Men and women attempt to respond when the climate changes especially prolonged drought periods differently. Communities try to look for alternative survival means, like finding alternative sources of income like trading and charcoal selling. In the face of climate change, women are the hardest hit simply because they are more vulnerable than men (Ndaruzaniye, 2013). Also, women lack information about climate services and were more dependent on natural resources for survival than men. According to FAO (2008), in Africa women spend 60% of their time on agriculture activities. It can favorably be argued that if women had the equal access to and control over productive resources as men, there could be less effect of climate variability and felt by women.
Based on the concepts, theories, frameworks and models used in gender analysis reviewed earlier and findings of what was being practiced on the ground, a theoretical and conceptual framework for gender analysis of attitudes and adaptation mechanism to climate change for sustainable livelihoods shown in Figure 1 was developed.

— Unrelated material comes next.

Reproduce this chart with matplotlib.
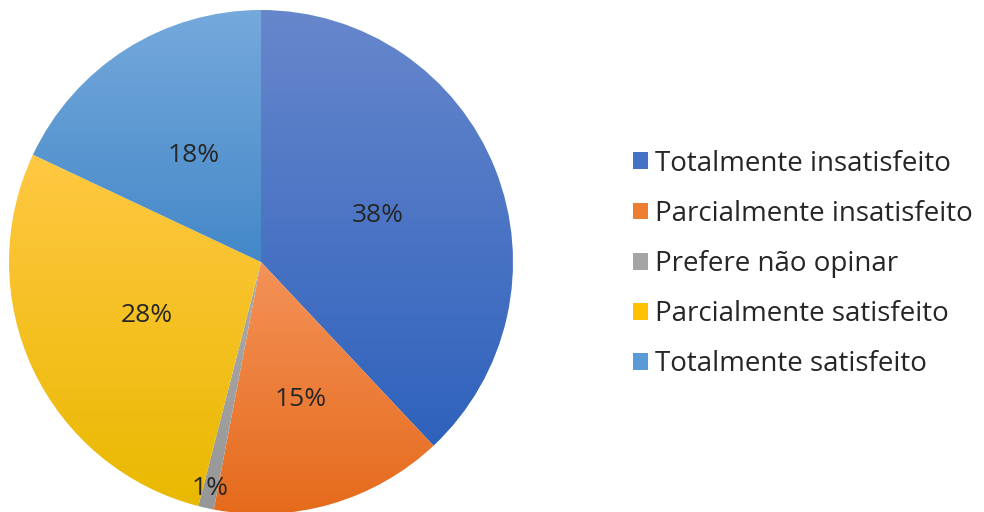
import numpy as np
import matplotlib.pyplot as plt
from matplotlib.colors import LinearSegmentedColormap

labels = ["Totalmente insatisfeito", "Parcialmente insatisfeito", "Prefere não opinar",
          "Parcialmente satisfeito", "Totalmente satisfeito"]
values = [38, 15, 1, 28, 18]
pct_text = ["38%", "15%", "1%", "28%", "18%"]

# base colours (legend) and gradient top/bottom for the slices
base = ["#4472C4", "#ED7D31", "#A5A5A5", "#FFC000", "#5B9BD5"]
tops = ["#6787CC", "#F49258", "#AAAAAA", "#FFC843", "#75A9DC"]
bots = ["#2F62BC", "#E56A1B", "#979797", "#E9B900", "#4488C8"]
label_dist = [0.5, 0.57, 0.92, 0.5, 0.5]

plt.rcParams['font.family'] = ['Open Sans', 'DejaVu Sans']

fig = plt.figure(figsize=(9.84, 5.12), dpi=100)
ax = fig.add_axes([(261 - 252) / 984, (512 - 262 - 252) / 512, 504 / 984, 504 / 512])

wedges, _ = ax.pie(values, startangle=90, counterclock=False, colors=base,
                   wedgeprops=dict(linewidth=0))

for w, ct, cb in zip(wedges, tops, bots):
    v = w.get_path().vertices
    xmin, ymin = v.min(axis=0)
    xmax, ymax = v.max(axis=0)
    cmap = LinearSegmentedColormap.from_list("g", [cb, ct])
    grad = np.linspace(0, 1, 256).reshape(-1, 1)
    im = ax.imshow(grad, extent=[xmin, xmax, ymin, ymax], origin='lower',
                   cmap=cmap, aspect='auto', interpolation='bilinear')
    im.set_clip_path(w)
    w.set_facecolor('none')

# percentage labels
for w, txt, d in zip(wedges, pct_text, label_dist):
    ang = np.deg2rad((w.theta1 + w.theta2) / 2)
    ax.text(d * np.cos(ang), d * np.sin(ang), txt, ha='center', va='center',
            fontsize=19, color='#262626')

ax.set_xlim(-1, 1)
ax.set_ylim(-1, 1)
ax.set_aspect('equal')
ax.axis('off')

fig.legend(wedges, labels, loc='center left', bbox_to_anchor=(633 / 984, 248 / 512),
           frameon=False, fontsize=20, handlelength=0.55, handleheight=0.55,
           handletextpad=0.25, labelspacing=0.8, labelcolor='#262626',
           borderpad=0, borderaxespad=0)
for h, c in zip(fig.legends[0].legend_handles, base):
    h.set_facecolor(c)

fig.savefig("out.png", dpi=100)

Figure 1 shows that gender; Men, Women, Boys and Girls (MWBG), the environment and climate change interact. This impact of this interaction of the environment and climate change with humans is influenced by gendered roles (reproductive, productive and/or community roles) of MWBG performed on a daily basis. These gender roles may impact positively or negatively on natural resources. If responses were negative to the environment, there was a need for institutions to regulate the activities of MWBG on the environment. The institutions should make and enforce bidding laws, regulations and guidelines to guide the MWBG’s activities to reduce over exploitation of natural resources as an adaptation strategy to climate change. In case the laws and regulations were not enforced this could result into loss of livelihoods, including loss of crop, loss of livestock, income loss -socio-cultural losses and consequently to unsustainable livelihoods of the households. The reverse is true if the regulations and laws are not bidding. This suggests the climate change and sustainable livelihoods are positively related.